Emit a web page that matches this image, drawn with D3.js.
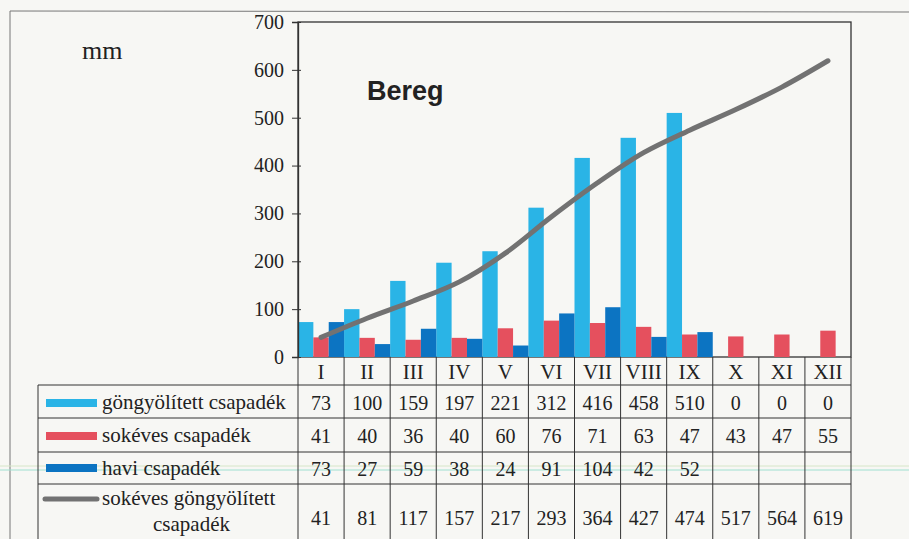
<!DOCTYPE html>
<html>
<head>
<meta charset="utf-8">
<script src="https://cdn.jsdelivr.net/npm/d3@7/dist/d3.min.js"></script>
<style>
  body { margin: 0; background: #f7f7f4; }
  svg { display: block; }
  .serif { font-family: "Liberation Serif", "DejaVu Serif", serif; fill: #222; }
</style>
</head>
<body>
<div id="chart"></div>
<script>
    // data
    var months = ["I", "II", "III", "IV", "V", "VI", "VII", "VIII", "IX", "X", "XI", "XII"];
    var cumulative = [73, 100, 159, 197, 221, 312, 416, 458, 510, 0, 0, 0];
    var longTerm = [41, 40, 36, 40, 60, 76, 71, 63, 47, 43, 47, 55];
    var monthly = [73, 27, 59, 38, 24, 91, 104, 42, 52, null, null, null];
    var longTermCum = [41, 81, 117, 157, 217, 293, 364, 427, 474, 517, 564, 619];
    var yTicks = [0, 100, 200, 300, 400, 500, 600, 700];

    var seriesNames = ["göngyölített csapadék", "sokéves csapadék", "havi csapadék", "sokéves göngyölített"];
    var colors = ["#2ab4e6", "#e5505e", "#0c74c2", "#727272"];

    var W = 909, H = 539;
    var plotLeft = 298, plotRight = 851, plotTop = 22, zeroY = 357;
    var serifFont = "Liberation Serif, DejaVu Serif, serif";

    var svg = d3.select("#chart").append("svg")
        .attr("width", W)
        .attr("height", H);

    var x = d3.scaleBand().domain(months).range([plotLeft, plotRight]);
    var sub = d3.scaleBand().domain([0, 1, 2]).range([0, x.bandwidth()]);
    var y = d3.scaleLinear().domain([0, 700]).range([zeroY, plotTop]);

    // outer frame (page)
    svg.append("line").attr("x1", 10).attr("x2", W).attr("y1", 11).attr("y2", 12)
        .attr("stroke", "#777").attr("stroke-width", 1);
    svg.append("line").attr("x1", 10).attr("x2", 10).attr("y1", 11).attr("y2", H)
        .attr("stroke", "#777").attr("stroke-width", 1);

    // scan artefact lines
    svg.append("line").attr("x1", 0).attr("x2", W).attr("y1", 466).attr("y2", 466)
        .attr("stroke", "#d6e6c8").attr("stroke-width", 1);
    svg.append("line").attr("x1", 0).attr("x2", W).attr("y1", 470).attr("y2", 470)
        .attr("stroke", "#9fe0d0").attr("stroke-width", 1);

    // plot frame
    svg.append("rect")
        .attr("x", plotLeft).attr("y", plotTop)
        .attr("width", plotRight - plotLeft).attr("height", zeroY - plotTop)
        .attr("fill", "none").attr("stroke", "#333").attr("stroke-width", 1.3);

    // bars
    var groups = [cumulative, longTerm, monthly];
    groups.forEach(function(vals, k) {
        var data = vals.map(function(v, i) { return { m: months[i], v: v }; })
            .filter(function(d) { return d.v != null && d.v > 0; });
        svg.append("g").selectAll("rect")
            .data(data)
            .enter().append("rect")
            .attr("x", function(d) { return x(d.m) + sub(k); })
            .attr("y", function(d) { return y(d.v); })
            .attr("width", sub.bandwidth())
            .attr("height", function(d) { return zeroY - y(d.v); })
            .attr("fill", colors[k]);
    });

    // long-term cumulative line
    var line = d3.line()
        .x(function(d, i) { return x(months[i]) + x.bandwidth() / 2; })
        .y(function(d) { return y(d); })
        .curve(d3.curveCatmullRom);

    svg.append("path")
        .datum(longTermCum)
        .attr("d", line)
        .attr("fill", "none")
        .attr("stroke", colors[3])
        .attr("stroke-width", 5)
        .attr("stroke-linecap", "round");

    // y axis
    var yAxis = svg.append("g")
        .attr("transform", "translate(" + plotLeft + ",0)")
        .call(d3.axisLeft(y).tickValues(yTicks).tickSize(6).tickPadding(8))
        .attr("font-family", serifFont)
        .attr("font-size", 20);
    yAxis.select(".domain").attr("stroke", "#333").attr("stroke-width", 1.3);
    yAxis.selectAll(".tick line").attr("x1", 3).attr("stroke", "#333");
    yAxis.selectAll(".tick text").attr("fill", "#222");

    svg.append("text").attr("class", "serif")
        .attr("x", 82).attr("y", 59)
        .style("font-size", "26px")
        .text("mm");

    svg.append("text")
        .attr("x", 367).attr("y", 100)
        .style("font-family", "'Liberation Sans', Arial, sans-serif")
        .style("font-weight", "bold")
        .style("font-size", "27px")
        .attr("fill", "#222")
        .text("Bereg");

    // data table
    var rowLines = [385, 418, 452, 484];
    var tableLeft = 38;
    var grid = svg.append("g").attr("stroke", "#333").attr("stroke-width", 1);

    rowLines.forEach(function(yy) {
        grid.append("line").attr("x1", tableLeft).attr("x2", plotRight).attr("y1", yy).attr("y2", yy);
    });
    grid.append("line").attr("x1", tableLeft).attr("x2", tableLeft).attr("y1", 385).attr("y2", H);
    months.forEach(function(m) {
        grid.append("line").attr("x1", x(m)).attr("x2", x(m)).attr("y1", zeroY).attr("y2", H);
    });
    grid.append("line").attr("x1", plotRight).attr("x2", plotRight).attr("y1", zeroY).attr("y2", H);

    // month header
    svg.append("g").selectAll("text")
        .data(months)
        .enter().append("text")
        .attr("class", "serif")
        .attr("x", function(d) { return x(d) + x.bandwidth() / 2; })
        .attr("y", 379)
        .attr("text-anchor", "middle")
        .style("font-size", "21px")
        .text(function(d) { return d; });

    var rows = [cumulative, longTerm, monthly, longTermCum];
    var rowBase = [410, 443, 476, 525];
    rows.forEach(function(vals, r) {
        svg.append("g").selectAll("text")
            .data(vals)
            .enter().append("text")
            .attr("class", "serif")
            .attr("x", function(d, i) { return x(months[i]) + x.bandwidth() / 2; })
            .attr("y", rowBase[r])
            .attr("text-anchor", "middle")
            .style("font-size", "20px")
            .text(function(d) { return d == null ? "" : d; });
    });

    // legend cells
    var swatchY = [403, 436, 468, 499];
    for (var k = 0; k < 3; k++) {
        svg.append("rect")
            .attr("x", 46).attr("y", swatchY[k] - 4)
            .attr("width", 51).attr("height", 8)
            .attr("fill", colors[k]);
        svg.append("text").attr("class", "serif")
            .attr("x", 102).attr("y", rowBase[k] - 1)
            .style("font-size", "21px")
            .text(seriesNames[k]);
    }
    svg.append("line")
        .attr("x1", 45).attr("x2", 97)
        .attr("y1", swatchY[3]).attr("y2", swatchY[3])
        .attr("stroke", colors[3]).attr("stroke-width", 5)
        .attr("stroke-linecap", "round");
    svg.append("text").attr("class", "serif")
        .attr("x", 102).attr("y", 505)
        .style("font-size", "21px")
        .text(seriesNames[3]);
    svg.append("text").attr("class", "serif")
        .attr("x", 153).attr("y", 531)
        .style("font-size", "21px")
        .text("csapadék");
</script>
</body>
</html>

◆ Required task:
Show, from the listing above, each line that contains the word "page".

◆ Result for this exercise:
Emit a web page that matches this image, drawn with D3.js.
    // outer frame (page)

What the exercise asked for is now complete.